Here I stress that our focus should not not on prohibiting violence, but rather on working to reduce violence, with the ultimate goal of working towards reconciliation and restoration. So we could ask questions like: how could we stop people from hurting others? How could we protect people from them, but at the same time limit our contributing to violence and hurt (like accidentally killing babies)? Further, what can we do to amend these hostilities? What can we do to rehabilitate criminals so they can break out of the cycle of violence and hurt themselves? What can we do to change the societal structures that lead to such hostility and alienation? That gives us some solid practical goals that are active (not passive) at address the problem of evil, violence, and hurt with the goal of ending it.

“How should Christians respond to OBL's death? Should they rejoice (as many Americans are)? Should they mourn?”

Say to them, ‘As surely as I live, declares the Sovereign LORD, I take no pleasure in the death of the wicked, but rather that they turn from their ways and live. (Ezekiel 33:11)

 
At 9:05 PM, Blogger Josh said...

So, in your responses to my first two questions I hear the suggestion of a post-mortem transformation of OBL and other wicked persons. Yes? I would add that the last two days have shown evidence that many people thirst for vengeance; they don't want someone like OBL to experience salvation in any sense--they would prefer that he burn in hell.

I've seen the Ezekiel quote posted elsewhere in response to the rejoicing of the last two days. It would seem that rejoicing over anyone's death is ungodly. OBL's death calls for neither rejoicing nor weeping.

 
At 10:58 PM, Anonymous Derek said...

I'm getting a bit ahead of myself with the idea of post-mortem transformation (which is covered in a later chapter of Rob Bell's book), but yes. I'll cover that in a later post.

Perhaps "thirst for vengeance" is a bit strong. I understand people's celebration. I don't want to condemn that reaction, just I would not condemn a person for being angry at God when someone they love dies. These are very natural responses. I certainly will not be shedding any tears over OBL.

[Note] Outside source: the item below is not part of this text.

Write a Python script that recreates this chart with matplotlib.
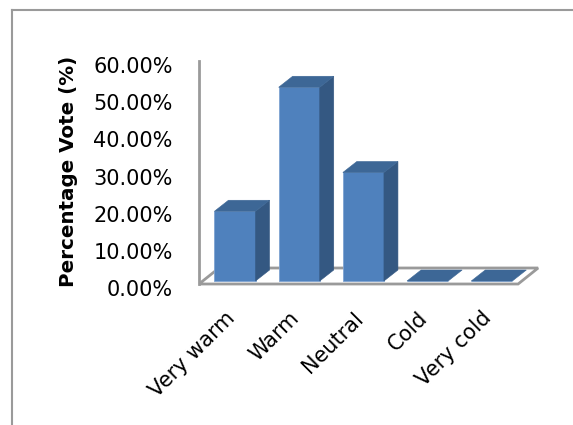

The thing we need to remember is that these gut responses are emotional rather than rational, and the danger is that they can in this raw unreflected form easily be co-opted by people to serve their agendas. A clear example of this is how politicians used 9/11 to justify any number of things that had next to nothing to do with 9/11. Emotions are good. Being manipulated by an emotional appeal is not.

So just because we have natural (read: fleshly) emotional reactions to things, does not mean it is a good thing to structure our society around fulfilling them. In fact the very idea of society and social is to not to that. Becoming a social being (i.e. growing up) means learning how to constructively manage these raw emotions and lusts.

 
At 8:33 PM, OpenID metacogniscient said...

I've heard a lot about Rob Bell's book. I'd like to read it myself. I've heard that it's a bit lacking on an exegetical front, though. I've been reading [i]Hope Beyond Hell[/i]--which is a book on the same subject that the author makes fully available for free on his website--and it has quite the biblical backing. I have to say, I'm convinced. It's great that people are asking these critical questions. Perhaps now we can refocus the Gospel to the broken and hurting here on Earth instead of isolating it to a spiritual dimension.

 
At 10:28 PM, Anonymous Derek said...

Meta,
Yes, Bell's book does have some exegetical problems. I plan on addressing some of them in my next installment. Thanks for the tip on Hope Beyond Hell, I'll have to check that out. You might want to check out the Evangelical Universalist website too.